_Objective_
Output the material exactly, but drop every image it holds.

• • •

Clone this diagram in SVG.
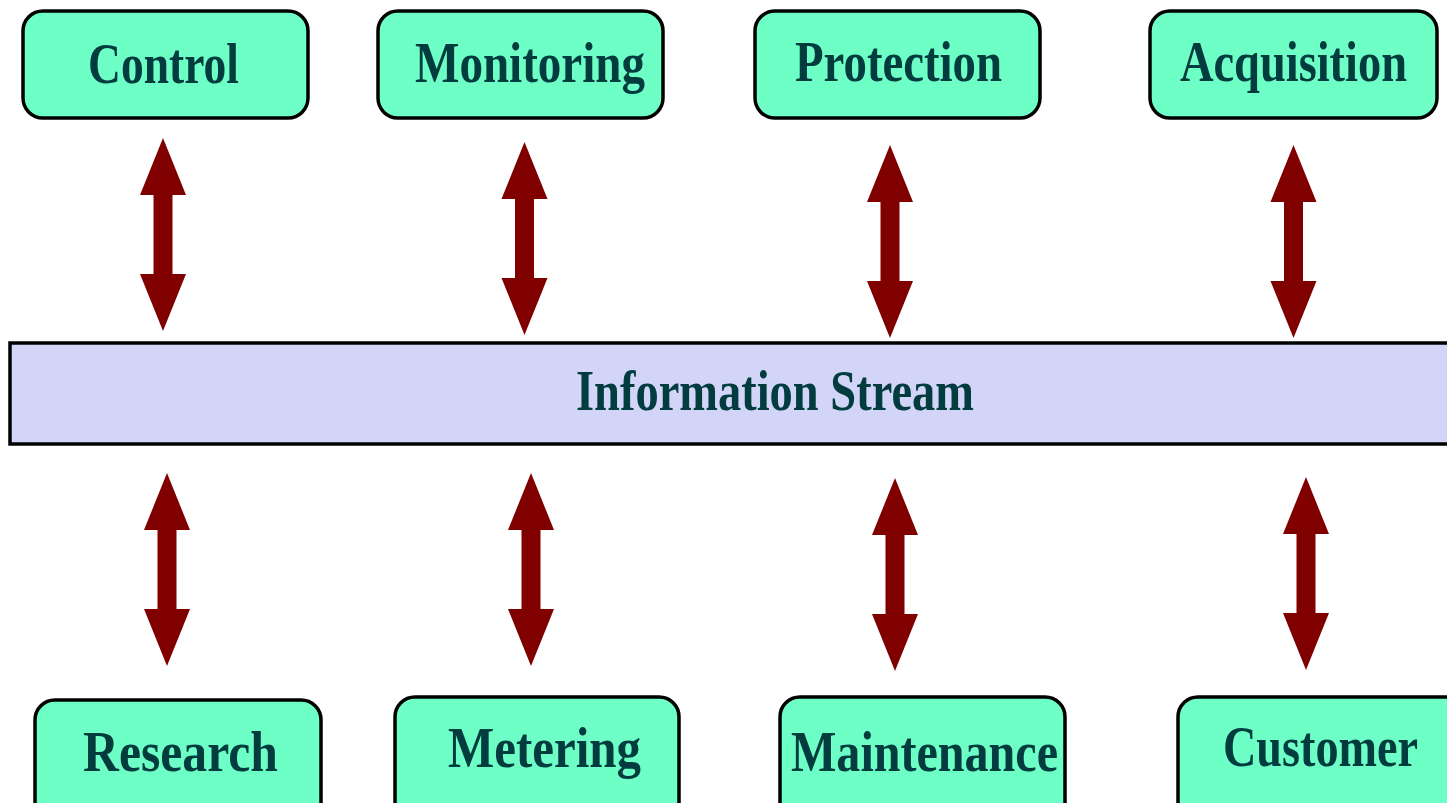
<svg xmlns="http://www.w3.org/2000/svg" width="1447" height="803" viewBox="0 0 1447 803">
  <style>
    .node { fill: #6DFFC6; stroke: #000; stroke-width: 3.5; }
    .bar { fill: #D2D4F8; stroke: #000; stroke-width: 3.5; }
    .label { font-family: "Liberation Serif", "Times New Roman", serif; font-weight: bold; font-size: 58px; fill: #023C3F; }
    .arrow { fill: #800000; }
  </style>
  <defs>
    <!-- double-headed vertical arrow, 193px long, centred on x=0, top tip at y=0 -->
    <polygon id="dbl" points="0,0 23,57 9.5,57 9.5,136 23,136 0,193 -23,136 -9.5,136 -9.5,57 -23,57"/>
  </defs>
  <rect width="1447" height="803" fill="#fff"/>

  <g id="information-stream">
    <rect class="bar" x="10" y="343" width="1460" height="101"/>
    <text class="label" x="576" y="410" font-size="60" textLength="398" lengthAdjust="spacingAndGlyphs">Information Stream</text>
  </g>

  <g id="control">
    <rect class="node" x="23" y="11" width="285" height="107" rx="20"/>
    <text class="label" x="88" y="83" textLength="151" lengthAdjust="spacingAndGlyphs">Control</text>
  </g>
  <g id="monitoring">
    <rect class="node" x="378" y="11" width="285" height="107" rx="20"/>
    <text class="label" x="415" y="82" textLength="230" lengthAdjust="spacingAndGlyphs">Monitoring</text>
  </g>
  <g id="protection">
    <rect class="node" x="755" y="11" width="285" height="107" rx="20"/>
    <text class="label" x="795" y="81" textLength="207" lengthAdjust="spacingAndGlyphs">Protection</text>
  </g>
  <g id="acquisition">
    <rect class="node" x="1150" y="11" width="287" height="107" rx="20"/>
    <text class="label" x="1180" y="81" textLength="227" lengthAdjust="spacingAndGlyphs">Acquisition</text>
  </g>

  <g id="research">
    <rect class="node" x="35" y="700" width="286" height="130" rx="20"/>
    <text class="label" x="83" y="771" textLength="195" lengthAdjust="spacingAndGlyphs">Research</text>
  </g>
  <g id="metering">
    <rect class="node" x="395" y="697" width="284" height="130" rx="20"/>
    <text class="label" x="448" y="767" textLength="193" lengthAdjust="spacingAndGlyphs">Metering</text>
  </g>
  <g id="maintenance">
    <rect class="node" x="780" y="697" width="285" height="130" rx="20"/>
    <text class="label" x="791" y="771" textLength="267" lengthAdjust="spacingAndGlyphs">Maintenance</text>
  </g>
  <g id="customer">
    <rect class="node" x="1178" y="697" width="300" height="130" rx="20"/>
    <text class="label" x="1223" y="766" textLength="195" lengthAdjust="spacingAndGlyphs">Customer</text>
  </g>

  <g id="connectors" class="arrow">
    <use href="#dbl" x="163" y="138"/>
    <use href="#dbl" x="524.5" y="142"/>
    <use href="#dbl" x="890" y="145"/>
    <use href="#dbl" x="1293.5" y="145"/>
    <use href="#dbl" x="167" y="473"/>
    <use href="#dbl" x="531" y="473"/>
    <use href="#dbl" x="895" y="478"/>
    <use href="#dbl" x="1306" y="477"/>
  </g>
</svg>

• • •

_Output of the task_
Clone this diagram in SVG.
<svg xmlns="http://www.w3.org/2000/svg" width="1447" height="803" viewBox="0 0 1447 803">
  <style>
    .node { fill: #6DFFC6; stroke: #000; stroke-width: 3.5; }
    .bar { fill: #D2D4F8; stroke: #000; stroke-width: 3.5; }
    .label { font-family: "Liberation Serif", "Times New Roman", serif; font-weight: bold; font-size: 58px; fill: #023C3F; }
    .arrow { fill: #800000; }
  </style>
  <defs>
    <!-- double-headed vertical arrow, 193px long, centred on x=0, top tip at y=0 -->
    <polygon id="dbl" points="0,0 23,57 9.5,57 9.5,136 23,136 0,193 -23,136 -9.5,136 -9.5,57 -23,57"/>
  </defs>
  <rect width="1447" height="803" fill="#fff"/>

  <g id="information-stream">
    <rect class="bar" x="10" y="343" width="1460" height="101"/>
    <text class="label" x="576" y="410" font-size="60" textLength="398" lengthAdjust="spacingAndGlyphs">Information Stream</text>
  </g>

  <g id="control">
    <rect class="node" x="23" y="11" width="285" height="107" rx="20"/>
    <text class="label" x="88" y="83" textLength="151" lengthAdjust="spacingAndGlyphs">Control</text>
  </g>
  <g id="monitoring">
    <rect class="node" x="378" y="11" width="285" height="107" rx="20"/>
    <text class="label" x="415" y="82" textLength="230" lengthAdjust="spacingAndGlyphs">Monitoring</text>
  </g>
  <g id="protection">
    <rect class="node" x="755" y="11" width="285" height="107" rx="20"/>
    <text class="label" x="795" y="81" textLength="207" lengthAdjust="spacingAndGlyphs">Protection</text>
  </g>
  <g id="acquisition">
    <rect class="node" x="1150" y="11" width="287" height="107" rx="20"/>
    <text class="label" x="1180" y="81" textLength="227" lengthAdjust="spacingAndGlyphs">Acquisition</text>
  </g>

  <g id="research">
    <rect class="node" x="35" y="700" width="286" height="130" rx="20"/>
    <text class="label" x="83" y="771" textLength="195" lengthAdjust="spacingAndGlyphs">Research</text>
  </g>
  <g id="metering">
    <rect class="node" x="395" y="697" width="284" height="130" rx="20"/>
    <text class="label" x="448" y="767" textLength="193" lengthAdjust="spacingAndGlyphs">Metering</text>
  </g>
  <g id="maintenance">
    <rect class="node" x="780" y="697" width="285" height="130" rx="20"/>
    <text class="label" x="791" y="771" textLength="267" lengthAdjust="spacingAndGlyphs">Maintenance</text>
  </g>
  <g id="customer">
    <rect class="node" x="1178" y="697" width="300" height="130" rx="20"/>
    <text class="label" x="1223" y="766" textLength="195" lengthAdjust="spacingAndGlyphs">Customer</text>
  </g>

  <g id="connectors" class="arrow">
    <use href="#dbl" x="163" y="138"/>
    <use href="#dbl" x="524.5" y="142"/>
    <use href="#dbl" x="890" y="145"/>
    <use href="#dbl" x="1293.5" y="145"/>
    <use href="#dbl" x="167" y="473"/>
    <use href="#dbl" x="531" y="473"/>
    <use href="#dbl" x="895" y="478"/>
    <use href="#dbl" x="1306" y="477"/>
  </g>
</svg>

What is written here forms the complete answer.